24 Subject to certain conditions, a grant can be paid under s 20 of the FHOG Act in advance in anticipation of the residence requirement. Section 23 of the FHOG Act gives the Chief Commissioner power to vary or reverse a decision made in respect of an application for a grant where he is later satisfied that the decision is incorrect.
25 Power to require repayment and impose penalties is given to the Chief Commissioner under s 45 of the FHOG Act.
DUTIES ACT
26 In tandem with the grant scheme, the government also introduced the First Home Plus Concession scheme under the Duties Act. Section 69 of the Duties Act sets out the scheme as follows:
“69 The nature of the scheme
This scheme is intended to help people who are acquiring their first home. Under the scheme, the acquisition and any mortgage given to assist the financing of the acquisition is subject to a concession or exemption from duty.”
27 Under s 70 the following transactions and instruments are eligible for consideration under the scheme:
(a) agreements for sale or transfer entered into on or after 4 April 2004,
(b) transfers that occur on or after 4 April 2004 (other than transfers made in conformity with an agreement for sale or transfer entered into before 4 April 2004),
(c) mortgages over land the subject of those agreements or transfers.
28 Section 74 deals with eligible agreements of transfers and restricts the concession to agreements or transfers for the acquisition of a first home or the acquisition of vacant land intended to be used as the site of the first home. Under s 80 of the Duties Act, no duty is chargeable on an agreement or transfer of a dwelling valued up to $500,000 or $300,000 in the case of a vacant block of residential land if the application concerning an eligible agreement or transfer is approved by the Chief Commissioner.

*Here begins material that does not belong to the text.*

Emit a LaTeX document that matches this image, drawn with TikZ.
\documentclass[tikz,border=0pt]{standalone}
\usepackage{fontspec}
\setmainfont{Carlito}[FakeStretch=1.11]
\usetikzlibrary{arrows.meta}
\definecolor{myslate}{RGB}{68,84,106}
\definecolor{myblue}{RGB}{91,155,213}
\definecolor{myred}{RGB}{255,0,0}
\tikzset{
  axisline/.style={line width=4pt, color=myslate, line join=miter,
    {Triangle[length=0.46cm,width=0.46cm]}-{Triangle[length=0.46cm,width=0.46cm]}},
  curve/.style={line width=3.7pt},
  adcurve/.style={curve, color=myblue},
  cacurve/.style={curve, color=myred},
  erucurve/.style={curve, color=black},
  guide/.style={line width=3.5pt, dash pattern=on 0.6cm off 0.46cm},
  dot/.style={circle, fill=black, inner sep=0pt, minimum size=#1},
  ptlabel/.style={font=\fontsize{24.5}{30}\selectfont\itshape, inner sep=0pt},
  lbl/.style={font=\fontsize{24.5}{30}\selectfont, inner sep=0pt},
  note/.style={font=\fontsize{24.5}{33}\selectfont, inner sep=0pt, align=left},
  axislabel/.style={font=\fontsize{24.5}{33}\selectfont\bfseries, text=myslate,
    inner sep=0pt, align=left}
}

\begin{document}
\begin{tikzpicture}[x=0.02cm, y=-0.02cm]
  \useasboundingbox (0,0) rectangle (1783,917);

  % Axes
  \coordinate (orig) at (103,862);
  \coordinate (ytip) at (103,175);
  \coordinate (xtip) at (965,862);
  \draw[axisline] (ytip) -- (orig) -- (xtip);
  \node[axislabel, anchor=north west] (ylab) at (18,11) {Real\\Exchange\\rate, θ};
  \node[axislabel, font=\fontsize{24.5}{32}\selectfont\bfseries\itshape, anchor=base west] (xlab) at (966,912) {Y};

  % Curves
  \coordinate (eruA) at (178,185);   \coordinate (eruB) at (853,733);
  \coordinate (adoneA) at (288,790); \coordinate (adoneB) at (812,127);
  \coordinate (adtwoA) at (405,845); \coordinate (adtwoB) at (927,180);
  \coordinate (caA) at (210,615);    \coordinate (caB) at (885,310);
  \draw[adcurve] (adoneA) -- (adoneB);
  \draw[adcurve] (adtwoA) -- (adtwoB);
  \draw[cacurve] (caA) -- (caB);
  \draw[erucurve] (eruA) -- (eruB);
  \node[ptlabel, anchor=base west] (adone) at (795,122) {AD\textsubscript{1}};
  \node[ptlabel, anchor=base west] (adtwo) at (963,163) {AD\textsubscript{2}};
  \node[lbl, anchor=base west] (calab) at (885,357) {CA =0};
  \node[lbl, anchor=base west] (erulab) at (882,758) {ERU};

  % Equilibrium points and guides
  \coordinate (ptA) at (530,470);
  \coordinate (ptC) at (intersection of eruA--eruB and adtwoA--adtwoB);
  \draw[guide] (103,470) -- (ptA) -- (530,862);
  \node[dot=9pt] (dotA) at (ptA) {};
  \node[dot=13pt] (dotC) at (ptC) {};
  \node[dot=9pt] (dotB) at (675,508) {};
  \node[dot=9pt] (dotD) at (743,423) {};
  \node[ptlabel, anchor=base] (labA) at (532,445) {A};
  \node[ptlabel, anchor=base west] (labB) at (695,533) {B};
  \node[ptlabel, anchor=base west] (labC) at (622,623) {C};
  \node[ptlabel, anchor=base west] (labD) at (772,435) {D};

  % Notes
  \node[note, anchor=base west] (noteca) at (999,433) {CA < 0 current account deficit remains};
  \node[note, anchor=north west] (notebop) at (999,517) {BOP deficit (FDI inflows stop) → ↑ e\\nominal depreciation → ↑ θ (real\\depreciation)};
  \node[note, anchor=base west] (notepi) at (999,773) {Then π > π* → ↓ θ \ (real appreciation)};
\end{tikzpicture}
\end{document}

29 An applicant under the First Home Plus Concession scheme must comply with s 76 of the Duties Act which, at the relevant time, provided as follows:
“ 76 Residence requirement
- (1) The home must be occupied by the person or persons who are acquiring it as a principal place of residence for a continuous period of at least 6 months, with that occupation starting within 12 months (or such longer period as the Chief Commissioner may approve) after completion of the agreement or transfer. This requirement is referred to as the residence requirement .
(2) The Chief Commissioner may, if satisfied there are good reasons to do so in a particular case:
- (a) modify the residence requirement by approving a shorter period of occupation by the person or persons, or
- (b) exempt the person or persons from the requirement to comply with the residence.
- (3) In the case of an agreement or transfer for the acquisition of a vacant block of residential land, it is sufficient that the Chief Commissioner is satisfied that the vacant block is intended to be used as the site of a home to be occupied by the person or persons who are acquiring it as their principal place of residence.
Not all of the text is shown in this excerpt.